The problem. Please copy every line of the records below that holds the word "this".
#### Materials provided
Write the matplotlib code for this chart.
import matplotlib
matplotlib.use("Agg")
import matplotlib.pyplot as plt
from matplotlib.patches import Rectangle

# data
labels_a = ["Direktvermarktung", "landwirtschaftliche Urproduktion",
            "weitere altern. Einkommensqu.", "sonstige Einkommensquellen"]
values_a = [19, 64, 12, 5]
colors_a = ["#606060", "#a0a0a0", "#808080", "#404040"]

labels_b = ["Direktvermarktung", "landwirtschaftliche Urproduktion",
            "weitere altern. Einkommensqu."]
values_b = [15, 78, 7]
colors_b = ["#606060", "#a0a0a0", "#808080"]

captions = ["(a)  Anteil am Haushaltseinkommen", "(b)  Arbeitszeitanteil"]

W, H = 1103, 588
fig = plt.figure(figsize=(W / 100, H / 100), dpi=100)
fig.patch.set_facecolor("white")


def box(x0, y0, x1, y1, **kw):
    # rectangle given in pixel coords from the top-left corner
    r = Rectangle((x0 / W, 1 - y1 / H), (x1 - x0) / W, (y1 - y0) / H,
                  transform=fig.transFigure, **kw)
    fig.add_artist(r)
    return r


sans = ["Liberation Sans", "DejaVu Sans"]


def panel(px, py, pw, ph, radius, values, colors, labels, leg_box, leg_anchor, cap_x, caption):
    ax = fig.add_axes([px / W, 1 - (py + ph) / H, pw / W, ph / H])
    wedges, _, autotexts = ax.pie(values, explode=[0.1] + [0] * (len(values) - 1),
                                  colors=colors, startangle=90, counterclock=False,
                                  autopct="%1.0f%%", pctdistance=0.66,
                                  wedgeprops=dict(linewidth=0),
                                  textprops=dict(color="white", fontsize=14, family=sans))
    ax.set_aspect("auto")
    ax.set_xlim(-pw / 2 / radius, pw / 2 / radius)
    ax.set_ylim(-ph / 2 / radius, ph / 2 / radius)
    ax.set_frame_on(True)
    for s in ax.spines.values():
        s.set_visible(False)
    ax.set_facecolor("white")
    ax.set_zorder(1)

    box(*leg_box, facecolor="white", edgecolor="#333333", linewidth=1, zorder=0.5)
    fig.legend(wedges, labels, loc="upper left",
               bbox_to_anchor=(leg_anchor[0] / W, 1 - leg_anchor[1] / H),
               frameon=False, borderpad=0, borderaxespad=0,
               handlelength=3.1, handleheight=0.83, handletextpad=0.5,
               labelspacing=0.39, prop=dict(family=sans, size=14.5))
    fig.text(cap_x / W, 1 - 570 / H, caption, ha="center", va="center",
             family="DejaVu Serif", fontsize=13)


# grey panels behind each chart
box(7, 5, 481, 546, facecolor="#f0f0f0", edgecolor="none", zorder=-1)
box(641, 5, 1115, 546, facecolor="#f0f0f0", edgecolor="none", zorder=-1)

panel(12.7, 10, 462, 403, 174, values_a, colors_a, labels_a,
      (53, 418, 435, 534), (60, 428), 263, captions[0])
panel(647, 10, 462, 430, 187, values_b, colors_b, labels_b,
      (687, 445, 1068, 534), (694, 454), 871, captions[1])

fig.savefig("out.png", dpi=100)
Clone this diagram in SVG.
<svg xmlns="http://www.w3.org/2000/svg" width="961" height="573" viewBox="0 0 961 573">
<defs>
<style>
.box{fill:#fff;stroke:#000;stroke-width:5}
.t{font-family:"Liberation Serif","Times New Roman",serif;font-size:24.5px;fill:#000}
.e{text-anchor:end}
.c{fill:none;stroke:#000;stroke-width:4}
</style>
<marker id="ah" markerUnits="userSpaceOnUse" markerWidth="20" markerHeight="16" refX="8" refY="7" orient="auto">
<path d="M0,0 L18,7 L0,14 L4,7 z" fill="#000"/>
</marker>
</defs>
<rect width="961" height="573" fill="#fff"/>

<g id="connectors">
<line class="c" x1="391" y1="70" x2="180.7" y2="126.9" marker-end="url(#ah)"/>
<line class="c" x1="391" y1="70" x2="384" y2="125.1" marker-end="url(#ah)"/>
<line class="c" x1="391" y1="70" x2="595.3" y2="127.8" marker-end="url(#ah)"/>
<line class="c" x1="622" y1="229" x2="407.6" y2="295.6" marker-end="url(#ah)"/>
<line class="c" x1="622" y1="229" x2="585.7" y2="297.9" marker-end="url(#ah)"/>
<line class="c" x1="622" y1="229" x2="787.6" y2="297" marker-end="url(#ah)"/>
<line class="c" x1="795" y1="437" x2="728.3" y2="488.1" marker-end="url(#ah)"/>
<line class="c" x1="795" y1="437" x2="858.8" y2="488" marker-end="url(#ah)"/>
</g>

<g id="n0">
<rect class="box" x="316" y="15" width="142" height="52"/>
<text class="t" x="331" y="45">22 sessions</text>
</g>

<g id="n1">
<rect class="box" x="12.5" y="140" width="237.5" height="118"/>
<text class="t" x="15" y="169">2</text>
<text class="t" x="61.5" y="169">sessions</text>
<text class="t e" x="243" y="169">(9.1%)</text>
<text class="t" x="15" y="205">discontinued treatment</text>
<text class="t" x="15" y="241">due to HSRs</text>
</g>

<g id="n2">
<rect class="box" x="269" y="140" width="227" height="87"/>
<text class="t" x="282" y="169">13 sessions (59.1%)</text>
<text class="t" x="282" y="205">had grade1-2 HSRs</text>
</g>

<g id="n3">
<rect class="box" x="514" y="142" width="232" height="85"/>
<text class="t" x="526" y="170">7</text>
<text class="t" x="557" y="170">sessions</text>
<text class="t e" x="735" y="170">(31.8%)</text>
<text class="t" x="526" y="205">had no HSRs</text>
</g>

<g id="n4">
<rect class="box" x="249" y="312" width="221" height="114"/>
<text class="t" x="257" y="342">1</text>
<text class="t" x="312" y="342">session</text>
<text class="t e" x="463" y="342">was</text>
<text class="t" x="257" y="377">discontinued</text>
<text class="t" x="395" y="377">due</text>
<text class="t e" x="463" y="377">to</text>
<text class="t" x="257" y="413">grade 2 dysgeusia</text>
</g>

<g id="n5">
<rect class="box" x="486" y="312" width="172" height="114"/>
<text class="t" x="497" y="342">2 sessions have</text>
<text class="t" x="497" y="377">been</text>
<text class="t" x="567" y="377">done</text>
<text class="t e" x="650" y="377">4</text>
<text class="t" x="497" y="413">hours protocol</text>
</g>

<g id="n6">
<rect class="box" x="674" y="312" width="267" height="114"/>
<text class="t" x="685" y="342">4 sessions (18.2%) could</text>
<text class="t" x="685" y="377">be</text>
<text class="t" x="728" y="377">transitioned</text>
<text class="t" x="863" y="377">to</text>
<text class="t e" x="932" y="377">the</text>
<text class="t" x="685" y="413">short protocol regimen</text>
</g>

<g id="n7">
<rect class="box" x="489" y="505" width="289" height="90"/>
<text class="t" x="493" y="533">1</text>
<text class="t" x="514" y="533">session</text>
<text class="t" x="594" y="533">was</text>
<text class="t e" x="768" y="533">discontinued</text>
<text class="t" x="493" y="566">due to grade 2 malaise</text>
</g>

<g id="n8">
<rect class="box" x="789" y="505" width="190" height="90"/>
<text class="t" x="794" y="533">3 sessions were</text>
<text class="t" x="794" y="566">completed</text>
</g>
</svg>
########
#### Materials provided
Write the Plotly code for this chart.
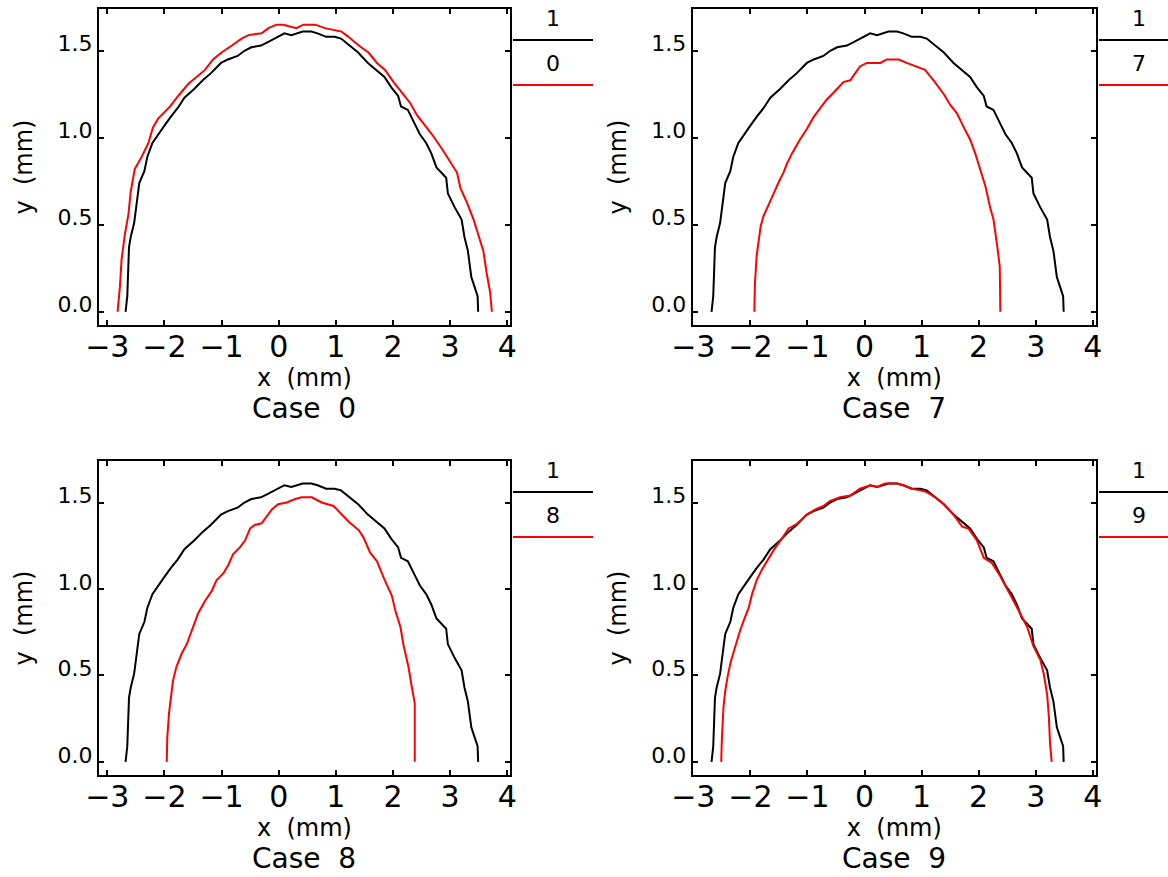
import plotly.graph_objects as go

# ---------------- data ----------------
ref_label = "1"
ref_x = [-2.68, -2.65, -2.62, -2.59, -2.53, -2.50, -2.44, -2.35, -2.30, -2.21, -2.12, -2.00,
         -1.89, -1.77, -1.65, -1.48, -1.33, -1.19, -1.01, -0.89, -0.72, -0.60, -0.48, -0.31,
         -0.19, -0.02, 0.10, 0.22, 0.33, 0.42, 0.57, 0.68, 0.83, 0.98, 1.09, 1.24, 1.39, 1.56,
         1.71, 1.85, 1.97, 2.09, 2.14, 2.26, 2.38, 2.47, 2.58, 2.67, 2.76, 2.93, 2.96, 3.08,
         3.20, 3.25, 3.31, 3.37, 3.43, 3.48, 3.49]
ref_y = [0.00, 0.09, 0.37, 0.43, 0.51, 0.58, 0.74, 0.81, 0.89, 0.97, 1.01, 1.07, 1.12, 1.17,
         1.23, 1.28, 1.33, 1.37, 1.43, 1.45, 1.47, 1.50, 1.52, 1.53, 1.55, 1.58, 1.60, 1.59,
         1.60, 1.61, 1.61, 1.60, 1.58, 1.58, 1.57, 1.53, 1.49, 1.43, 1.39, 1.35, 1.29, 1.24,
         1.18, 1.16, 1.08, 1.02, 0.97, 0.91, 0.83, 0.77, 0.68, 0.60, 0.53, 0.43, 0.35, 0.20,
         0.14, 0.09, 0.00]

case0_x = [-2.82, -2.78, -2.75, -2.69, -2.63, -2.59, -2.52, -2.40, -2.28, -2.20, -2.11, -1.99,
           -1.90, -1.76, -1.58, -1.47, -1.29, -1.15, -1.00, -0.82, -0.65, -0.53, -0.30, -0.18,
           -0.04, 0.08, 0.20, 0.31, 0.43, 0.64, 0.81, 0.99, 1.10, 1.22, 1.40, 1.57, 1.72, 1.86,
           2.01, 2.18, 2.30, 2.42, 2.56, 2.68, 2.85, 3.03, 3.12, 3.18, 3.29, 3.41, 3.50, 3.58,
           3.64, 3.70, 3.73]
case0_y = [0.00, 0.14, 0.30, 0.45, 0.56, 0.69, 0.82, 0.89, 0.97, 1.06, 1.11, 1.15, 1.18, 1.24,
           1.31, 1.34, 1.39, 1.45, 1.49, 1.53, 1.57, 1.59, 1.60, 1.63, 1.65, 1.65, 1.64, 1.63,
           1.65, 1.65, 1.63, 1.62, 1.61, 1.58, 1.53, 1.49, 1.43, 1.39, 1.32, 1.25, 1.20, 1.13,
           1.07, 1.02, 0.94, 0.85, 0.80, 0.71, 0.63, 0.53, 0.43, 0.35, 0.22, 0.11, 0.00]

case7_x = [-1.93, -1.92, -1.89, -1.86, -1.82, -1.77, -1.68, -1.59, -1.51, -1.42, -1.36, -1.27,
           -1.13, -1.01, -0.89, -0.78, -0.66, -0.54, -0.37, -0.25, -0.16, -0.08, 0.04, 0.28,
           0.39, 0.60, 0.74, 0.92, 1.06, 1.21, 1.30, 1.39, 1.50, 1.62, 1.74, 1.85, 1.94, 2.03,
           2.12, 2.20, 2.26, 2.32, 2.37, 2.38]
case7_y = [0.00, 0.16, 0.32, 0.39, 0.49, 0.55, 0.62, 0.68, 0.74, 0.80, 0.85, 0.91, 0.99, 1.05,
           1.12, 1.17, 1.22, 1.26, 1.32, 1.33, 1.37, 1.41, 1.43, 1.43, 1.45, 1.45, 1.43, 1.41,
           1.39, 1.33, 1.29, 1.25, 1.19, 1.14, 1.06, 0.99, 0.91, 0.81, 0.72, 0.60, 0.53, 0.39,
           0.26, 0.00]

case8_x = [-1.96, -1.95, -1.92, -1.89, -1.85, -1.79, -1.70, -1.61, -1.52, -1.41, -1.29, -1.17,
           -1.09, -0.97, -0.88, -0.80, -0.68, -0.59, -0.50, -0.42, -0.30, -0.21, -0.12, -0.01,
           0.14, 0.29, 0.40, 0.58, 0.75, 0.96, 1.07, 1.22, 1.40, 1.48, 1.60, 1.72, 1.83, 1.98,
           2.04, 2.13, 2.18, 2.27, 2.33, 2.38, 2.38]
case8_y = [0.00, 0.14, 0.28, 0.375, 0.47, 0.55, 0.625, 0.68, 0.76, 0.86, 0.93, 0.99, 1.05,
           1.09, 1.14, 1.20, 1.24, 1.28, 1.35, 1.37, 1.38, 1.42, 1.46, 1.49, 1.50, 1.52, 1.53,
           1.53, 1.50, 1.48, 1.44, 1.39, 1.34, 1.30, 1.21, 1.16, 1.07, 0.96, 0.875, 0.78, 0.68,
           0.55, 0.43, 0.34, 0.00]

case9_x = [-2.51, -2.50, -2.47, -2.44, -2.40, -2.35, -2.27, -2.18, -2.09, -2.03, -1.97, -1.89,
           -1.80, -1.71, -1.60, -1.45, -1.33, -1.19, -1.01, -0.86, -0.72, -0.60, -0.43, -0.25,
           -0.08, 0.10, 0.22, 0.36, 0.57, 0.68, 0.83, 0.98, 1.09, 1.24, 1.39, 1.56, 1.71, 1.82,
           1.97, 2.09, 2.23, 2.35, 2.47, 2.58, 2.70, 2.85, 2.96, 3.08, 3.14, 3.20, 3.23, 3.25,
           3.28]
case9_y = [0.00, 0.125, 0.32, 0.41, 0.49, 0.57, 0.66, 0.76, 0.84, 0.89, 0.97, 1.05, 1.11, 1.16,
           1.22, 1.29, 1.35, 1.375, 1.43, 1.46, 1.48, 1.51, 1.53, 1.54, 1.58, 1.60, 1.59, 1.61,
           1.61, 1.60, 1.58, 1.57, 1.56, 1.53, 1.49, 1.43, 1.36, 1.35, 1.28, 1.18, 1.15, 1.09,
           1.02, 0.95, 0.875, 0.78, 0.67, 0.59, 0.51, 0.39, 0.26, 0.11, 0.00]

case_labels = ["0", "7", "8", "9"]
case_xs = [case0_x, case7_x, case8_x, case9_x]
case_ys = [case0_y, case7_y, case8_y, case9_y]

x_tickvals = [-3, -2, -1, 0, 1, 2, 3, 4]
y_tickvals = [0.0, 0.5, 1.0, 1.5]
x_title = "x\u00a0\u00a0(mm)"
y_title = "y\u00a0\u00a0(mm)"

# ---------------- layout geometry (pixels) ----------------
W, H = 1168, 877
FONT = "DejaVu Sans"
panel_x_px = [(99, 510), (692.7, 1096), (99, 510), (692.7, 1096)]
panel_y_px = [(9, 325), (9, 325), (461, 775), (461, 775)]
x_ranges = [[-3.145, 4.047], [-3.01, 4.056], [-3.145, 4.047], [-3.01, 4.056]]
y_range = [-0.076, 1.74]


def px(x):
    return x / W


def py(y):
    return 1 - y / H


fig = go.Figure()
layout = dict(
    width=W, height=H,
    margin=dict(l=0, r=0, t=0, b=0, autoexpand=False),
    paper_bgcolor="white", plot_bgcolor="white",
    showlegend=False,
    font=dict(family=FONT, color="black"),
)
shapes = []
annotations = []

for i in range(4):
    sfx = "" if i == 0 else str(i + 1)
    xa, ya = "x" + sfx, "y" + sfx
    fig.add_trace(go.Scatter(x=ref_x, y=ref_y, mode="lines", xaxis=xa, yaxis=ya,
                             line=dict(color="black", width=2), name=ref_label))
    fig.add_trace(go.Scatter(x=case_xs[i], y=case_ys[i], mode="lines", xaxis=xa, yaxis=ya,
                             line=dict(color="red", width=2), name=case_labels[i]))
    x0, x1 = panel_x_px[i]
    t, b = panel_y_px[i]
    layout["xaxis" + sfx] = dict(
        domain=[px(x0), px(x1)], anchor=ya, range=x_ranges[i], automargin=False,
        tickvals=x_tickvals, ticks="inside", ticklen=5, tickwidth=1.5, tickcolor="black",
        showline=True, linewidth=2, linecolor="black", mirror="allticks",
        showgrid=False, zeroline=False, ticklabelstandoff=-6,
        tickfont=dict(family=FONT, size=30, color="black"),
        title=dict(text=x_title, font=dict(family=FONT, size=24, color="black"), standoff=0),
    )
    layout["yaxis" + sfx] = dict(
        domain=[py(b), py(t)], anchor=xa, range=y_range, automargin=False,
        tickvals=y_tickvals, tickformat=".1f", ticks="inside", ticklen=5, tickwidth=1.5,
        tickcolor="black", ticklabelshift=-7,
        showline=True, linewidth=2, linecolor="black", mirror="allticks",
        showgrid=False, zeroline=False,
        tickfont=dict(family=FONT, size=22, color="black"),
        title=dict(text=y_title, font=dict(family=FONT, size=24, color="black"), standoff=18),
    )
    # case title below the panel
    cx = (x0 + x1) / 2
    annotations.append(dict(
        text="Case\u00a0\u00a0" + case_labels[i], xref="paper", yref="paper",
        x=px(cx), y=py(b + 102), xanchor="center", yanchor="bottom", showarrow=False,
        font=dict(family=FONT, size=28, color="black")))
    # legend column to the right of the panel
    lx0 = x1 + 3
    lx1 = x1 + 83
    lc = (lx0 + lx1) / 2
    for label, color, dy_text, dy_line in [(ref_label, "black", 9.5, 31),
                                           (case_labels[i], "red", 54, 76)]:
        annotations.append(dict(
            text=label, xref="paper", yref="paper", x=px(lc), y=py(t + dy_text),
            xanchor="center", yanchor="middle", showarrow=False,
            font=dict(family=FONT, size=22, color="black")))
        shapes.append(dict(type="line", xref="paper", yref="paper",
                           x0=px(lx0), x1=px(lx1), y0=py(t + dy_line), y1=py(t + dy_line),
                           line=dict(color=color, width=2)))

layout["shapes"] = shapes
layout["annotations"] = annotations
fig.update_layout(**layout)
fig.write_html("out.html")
########
Answer.
Write the matplotlib code for this chart.
Clone this diagram in SVG.
Write the Plotly code for this chart.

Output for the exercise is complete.